Re: [PATCH] mm: be more verbose for alloc_contig_range faliures

From: Minchan Kim
Date: Mon Mar 08 2021 - 10:59:17 EST


On Mon, Mar 08, 2021 at 04:42:43PM +0100, Michal Hocko wrote:
> On Mon 08-03-21 15:13:35, David Hildenbrand wrote:
> > On 08.03.21 15:11, Michal Hocko wrote:
> > > On Mon 08-03-21 14:22:12, David Hildenbrand wrote:
> > > > On 08.03.21 13:49, Michal Hocko wrote:
> > > [...]
> > > > > Earlier in the discussion I have suggested dynamic debugging facility.
> > > > > Documentation/admin-guide/dynamic-debug-howto.rst. Have you tried to
> > > > > look into that direction?
> > > >
> > > > Did you see the previous mail this is based on:
> > > >
> > > > https://lkml.kernel.org/r/YEEUq8ZRn4WyYWVx@xxxxxxxxxx
> > > >
> > > > I agree that "nofail" is misleading.
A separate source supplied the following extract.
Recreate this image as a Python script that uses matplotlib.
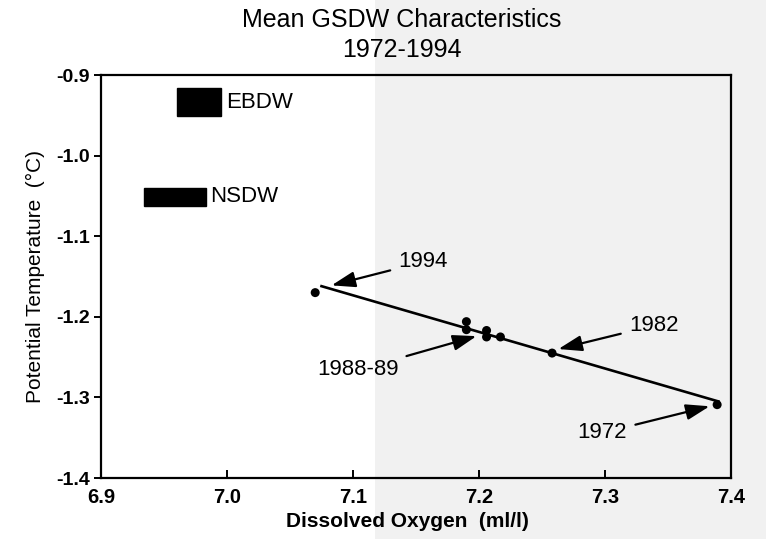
import matplotlib
matplotlib.use("Agg")
import matplotlib.pyplot as plt
from matplotlib.patches import Rectangle

plt.rcParams['font.family'] = ['Liberation Sans', 'DejaVu Sans']

# Annual mean GSDW characteristics
oxygen = [7.07, 7.19, 7.19, 7.206, 7.206, 7.217, 7.258, 7.389]
temperature = [-1.170, -1.206, -1.216, -1.217, -1.225, -1.225, -1.245, -1.309]

# Trend line end points
trend_x = [7.075, 7.39]
trend_y = [-1.162, -1.305]

# Source water mass ranges: (oxygen min, oxygen max, temp min, temp max)
water_masses = ["EBDW", "NSDW"]
mass_oxygen = [(6.960, 6.995), (6.934, 6.983)]
mass_temp = [(-0.951, -0.916), (-1.062, -1.040)]

# Year annotations: label, text position, arrow tip
year_labels = ["1994", "1988-89", "1982", "1972"]
label_pos = [(7.136, -1.132), (7.136, -1.266), (7.319, -1.211), (7.298, -1.344)]
arrow_tip = [(7.083, -1.161), (7.198, -1.224), (7.263, -1.240), (7.383, -1.311)]
label_ha = ["left", "right", "left", "center"]

x_ticks = [6.9, 7.0, 7.1, 7.2, 7.3, 7.4]
y_ticks = [-0.9, -1.0, -1.1, -1.2, -1.3, -1.4]

fig = plt.figure(figsize=(7.66, 5.39), dpi=100)
fig.patch.set_facecolor("white")
# light paper tone on the right part of the page
fig.add_artist(Rectangle((375 / 766, 0), 1 - 375 / 766, 1, transform=fig.transFigure,
                         facecolor="#f1f1f1", edgecolor="none", zorder=-10))

ax = fig.add_axes([101 / 766, 61 / 539, 630 / 766, 403 / 539])
ax.set_facecolor("none")
ax.set_xlim(6.9, 7.4)
ax.set_ylim(-1.4, -0.9)

ax.plot(trend_x, trend_y, color="black", lw=1.9, zorder=3)
ax.scatter(oxygen, temperature, s=42, color="black", zorder=4, edgecolors="none")

for name, (o0, o1), (t0, t1) in zip(water_masses, mass_oxygen, mass_temp):
    ax.add_patch(Rectangle((o0, t0), o1 - o0, t1 - t0, facecolor="black",
                           edgecolor="black", zorder=3))
    ax.text(o1 + 0.004, (t0 + t1) / 2, name, fontsize=16, va="center", ha="left")

for lab, (tx, ty), (ax_, ay), ha in zip(year_labels, label_pos, arrow_tip, label_ha):
    ax.annotate(lab, xy=(ax_, ay), xytext=(tx, ty), fontsize=16, ha=ha, va="center",
                arrowprops=dict(arrowstyle="-|>,head_length=0.9,head_width=0.3",
                                color="black", lw=1.6, shrinkA=4, shrinkB=0))

ax.set_xticks(x_ticks)
ax.set_xticklabels([f"{v:.1f}" for v in x_ticks])
ax.set_yticks(y_ticks)
ax.set_yticklabels([f"{v:.1f}" for v in y_ticks])
ax.tick_params(axis="x", direction="in", length=6, width=1.4, labelsize=14.5, pad=7)
ax.tick_params(axis="y", direction="out", length=5, width=1.4, labelsize=14, pad=3)
for lbl in ax.get_xticklabels() + ax.get_yticklabels():
    lbl.set_fontweight("bold")
for s in ax.spines.values():
    s.set_linewidth(1.6)

ax.set_xlabel("Dissolved Oxygen  (ml/l)", fontsize=15, fontweight="bold")
ax.xaxis.set_label_coords(0.486, -0.085)
ax.set_ylabel("Potential Temperature  (°C)", fontsize=15, labelpad=8)

fig.text(402 / 766, 1 - 20 / 539, "Mean GSDW Characteristics", fontsize=18,
         ha="center", va="center")
fig.text(402 / 766, 1 - 50 / 539, "1972-1994", fontsize=18, ha="center", va="center")

fig.savefig("out.png", dpi=100)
Rather something like
> > > > "dump_on_failure", just a better name :)
> > >
> > > Yeah, I have read through the email thread. I just do not get why we
> > > cannot make it pr_debug() and add -DDYNAMIC_DEBUG_MODULE for
> > > page_alloc.c (I haven't checked whether that is possible for built in
> > > compile units, maybe it is not but from a quick seems it should).
> > >
> > > I really do not like this to be a part of the API. alloc_contig_range is
> >
> > Which API?
>
> Any level of the alloc_contig_range api because I strongly suspect that
> once there is something on the lower levels there will be a push to have
> it in the directly consumed api as well. Besides that I think this is
> just a wrong way to approach the problem.
>
> > It does not affect alloc_contig_range() itself, it's used
> > internally only. Sure, we could simply pr_debug() for each and every
> > migration failure. As long as it's default-disabled, sure.
> >
> > I do agree that we should look into properly including this into the dynamic
> > debugging ifrastructure.
>
> Yeah, unless we learn this is not feasible for some reason, which I do
> not see right now, then let's just make it pr_debug with the runtime
> control.

What do you see the problem? It's the dynamic debugging facility
to enable only when admin want to use it. Otherwise, it's nop
unless is't not enabled. Furthermore, it doesn't need to invent
custom dump_page implementation(including dump_page_owner) by
chaning pr_debug.
Could you clarify your requirement?

https://lore.kernel.org/linux-mm/YEEUq8ZRn4WyYWVx@xxxxxxxxxx/

Since David agreed to drop nofail option in the API, I will
keep the URL patch.